Each person inherits ~12,000 missense (non-synonymous) SNPs (single-nucleotide polymorphisms) that cause amino acid substitutions, generating enormous genetic variation. It is not known how these relatively subtle SNPs may cause complex immune disease by impacting the network of immune cells. The Roose lab characterized a novel Rasgrp1Anaef ENU mutant mouse strain, encoding a point-mutated variant of Rasgrp1, and Dr. Vercoulen has established with the lab of John Kuriyan three regulatory mechanisms that keep RasGRP1 in an inhibited state in a dimerized form. Dr. Vercoulem is using these initial results and the Rasgrp1Anaef mouse model (Daley et al., eLife 2013) with autoimmune features as a platform for this research plan. These studies take a Rasgrp1-centric approach, but it is anticipated that results from the proposed work will function as paradigm for future studies on dysregulated signaling pathways in T cells of patients with autoimmune diseases


This project will lead to the understanding of how mutations in RasGRP1 are involved in development of autoimmune diseases. Dr Vercoulen investigated:
1) how SNPs in RasGRP1 lead to autoimmunity,
2) how a single mutated allele of RasGRP1 causes autoimmunity
3) whether RasGRP1 function and/or expression is aberrant in patients with autoimmune disease.

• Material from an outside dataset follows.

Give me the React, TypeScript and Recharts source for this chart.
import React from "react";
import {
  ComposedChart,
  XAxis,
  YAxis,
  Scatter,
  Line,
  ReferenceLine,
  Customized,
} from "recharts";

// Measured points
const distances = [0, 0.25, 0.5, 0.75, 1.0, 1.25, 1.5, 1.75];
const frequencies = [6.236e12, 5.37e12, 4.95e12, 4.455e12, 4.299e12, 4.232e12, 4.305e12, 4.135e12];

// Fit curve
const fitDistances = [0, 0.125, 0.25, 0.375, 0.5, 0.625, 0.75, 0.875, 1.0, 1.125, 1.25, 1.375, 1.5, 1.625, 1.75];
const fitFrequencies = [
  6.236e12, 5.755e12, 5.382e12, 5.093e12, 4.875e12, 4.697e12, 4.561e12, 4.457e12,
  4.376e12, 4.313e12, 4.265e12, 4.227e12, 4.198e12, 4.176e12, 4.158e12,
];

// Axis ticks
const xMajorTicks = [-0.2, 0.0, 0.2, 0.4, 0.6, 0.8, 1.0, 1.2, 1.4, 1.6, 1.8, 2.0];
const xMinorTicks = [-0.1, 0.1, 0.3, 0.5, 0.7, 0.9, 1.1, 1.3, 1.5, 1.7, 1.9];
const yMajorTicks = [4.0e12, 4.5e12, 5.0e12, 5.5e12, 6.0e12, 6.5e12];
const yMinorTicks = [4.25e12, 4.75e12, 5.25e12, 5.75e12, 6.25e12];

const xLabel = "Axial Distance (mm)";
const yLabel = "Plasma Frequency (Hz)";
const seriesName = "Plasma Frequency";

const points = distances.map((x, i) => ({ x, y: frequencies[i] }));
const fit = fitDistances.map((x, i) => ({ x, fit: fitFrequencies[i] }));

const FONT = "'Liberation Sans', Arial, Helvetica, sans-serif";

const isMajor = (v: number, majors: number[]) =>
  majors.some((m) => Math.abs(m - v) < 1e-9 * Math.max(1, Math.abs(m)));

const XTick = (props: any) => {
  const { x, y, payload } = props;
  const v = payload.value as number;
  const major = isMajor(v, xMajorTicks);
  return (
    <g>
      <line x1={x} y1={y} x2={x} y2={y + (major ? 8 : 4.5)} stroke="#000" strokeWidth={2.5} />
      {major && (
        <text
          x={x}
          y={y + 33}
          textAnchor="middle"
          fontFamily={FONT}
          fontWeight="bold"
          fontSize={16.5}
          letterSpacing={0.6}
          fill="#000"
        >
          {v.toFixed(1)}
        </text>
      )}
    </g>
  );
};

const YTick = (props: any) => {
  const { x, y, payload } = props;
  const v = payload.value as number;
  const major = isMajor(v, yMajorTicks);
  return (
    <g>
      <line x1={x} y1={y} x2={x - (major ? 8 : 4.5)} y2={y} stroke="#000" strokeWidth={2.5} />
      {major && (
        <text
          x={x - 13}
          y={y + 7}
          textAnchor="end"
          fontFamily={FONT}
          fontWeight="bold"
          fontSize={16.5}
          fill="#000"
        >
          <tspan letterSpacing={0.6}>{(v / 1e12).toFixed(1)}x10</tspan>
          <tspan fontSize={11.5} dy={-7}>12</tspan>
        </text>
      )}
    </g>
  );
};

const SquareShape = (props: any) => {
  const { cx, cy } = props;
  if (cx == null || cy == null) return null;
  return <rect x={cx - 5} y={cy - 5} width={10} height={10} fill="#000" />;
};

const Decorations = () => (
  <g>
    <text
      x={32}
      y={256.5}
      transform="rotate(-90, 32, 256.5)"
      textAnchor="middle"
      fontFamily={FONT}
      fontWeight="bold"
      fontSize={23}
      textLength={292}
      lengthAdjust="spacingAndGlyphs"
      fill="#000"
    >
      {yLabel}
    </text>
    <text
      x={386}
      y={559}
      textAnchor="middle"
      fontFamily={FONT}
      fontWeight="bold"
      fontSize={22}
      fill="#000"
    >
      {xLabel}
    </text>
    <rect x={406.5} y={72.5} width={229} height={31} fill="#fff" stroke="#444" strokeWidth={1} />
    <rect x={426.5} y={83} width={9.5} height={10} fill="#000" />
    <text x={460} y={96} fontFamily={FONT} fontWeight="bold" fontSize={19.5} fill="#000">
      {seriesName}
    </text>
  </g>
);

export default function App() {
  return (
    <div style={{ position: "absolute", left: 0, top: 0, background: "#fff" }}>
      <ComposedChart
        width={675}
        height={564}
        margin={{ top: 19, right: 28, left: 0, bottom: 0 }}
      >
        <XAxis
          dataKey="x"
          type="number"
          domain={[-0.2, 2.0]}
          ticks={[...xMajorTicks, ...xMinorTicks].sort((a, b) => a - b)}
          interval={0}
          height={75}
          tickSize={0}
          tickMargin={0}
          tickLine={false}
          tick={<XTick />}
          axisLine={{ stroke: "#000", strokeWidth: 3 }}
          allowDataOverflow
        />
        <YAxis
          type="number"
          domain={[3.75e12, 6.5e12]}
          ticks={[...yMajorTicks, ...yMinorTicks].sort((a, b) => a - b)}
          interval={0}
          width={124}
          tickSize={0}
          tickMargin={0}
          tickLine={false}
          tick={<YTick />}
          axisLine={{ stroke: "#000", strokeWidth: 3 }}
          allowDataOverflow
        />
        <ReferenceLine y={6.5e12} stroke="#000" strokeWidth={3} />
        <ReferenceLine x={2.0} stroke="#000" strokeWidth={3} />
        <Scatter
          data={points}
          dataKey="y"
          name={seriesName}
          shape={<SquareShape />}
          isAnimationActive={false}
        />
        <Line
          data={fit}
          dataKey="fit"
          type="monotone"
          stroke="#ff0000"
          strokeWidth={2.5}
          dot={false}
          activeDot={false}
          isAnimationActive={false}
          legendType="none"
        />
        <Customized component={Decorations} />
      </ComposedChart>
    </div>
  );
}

In the lab of Dr. Jeroen Roose, Dr. Vercoulen has established a solid cell-line based system to test the effect of point-mutations on RasGRP1 function and downstream signaling. Using this system, she established that several SNP’s (single nucleotide polymorphisms) from public databases caused changes in RasGRP1 activity. Both mutations in the RasGRP1 protein, as well as point-mutations in enhancer regions that regulate RasGRP1 expression (in collaboration with Dr. Alexander Marson, UCSF) affected RasGRP1 expression and/or function. Dr. Vercoulen collaborated with structural biologists in the lab of Dr. John Kuriyan (UC Berkeley), and based on the effects by the protein point-mutations, established how RasGRP1 transforms from an inactive autoinhibited state (structure published in Iwig, Vercoulen et al., eLife 2013) to an active state. Furthermore, they established which cellular and structural mechanisms are responsible for this transition (manuscript submitted for publication). Furthermore, Dr Vercoulen, in collaboration with Dr. Limnander, Myers and Hartzell in the Roose lab, elucidated how a single allelic mutation can still result in decreased RasGRP1 function, in vitro and in vivo (manuscript in preparation). In the University Medical Center Utrecht, the Netherlands, Dr. Vercoulen continued her studies in the lab of Prof. Prakken and Dr. van Wijk. Here, she collected patient samples from patients with an autoimmune disease: Juvenile Idiopathic Arthritis. Dr. Vercoulen discovered that the patients with active disease display aberrant RasGRP1 expression levels, and that this can be regulated by the RasGRP1 enhancer regions (Manuscript in preparation). Notably, Dr. Vercoulen has initiated in another collaboration with Dr. Lindsey Criswell at UCSF, the screening for patients with SLE that have the SNP causing RasGRP1 hyperactivity (ongoing).

The results of this project lead to a profound understanding of how RasGRP1 activity and expression are regulated, and that this is aberrant in patients with autoimmune disease. Therefore, in the future, this work will aid to provide targeted therapies (precision medicine) to these patients. Furthermore, the structure-function studies of RasGRP1 transition from inactive to active state can provide required information for future development of small-molecule inhibitors. Since aberrant RasGRP1 signaling and expression are also relevant in patients with T-ALL, and in murine models for colorectal cancer, these findings are not only relevant to inflammatory/autoimmune disease, but also to cancers.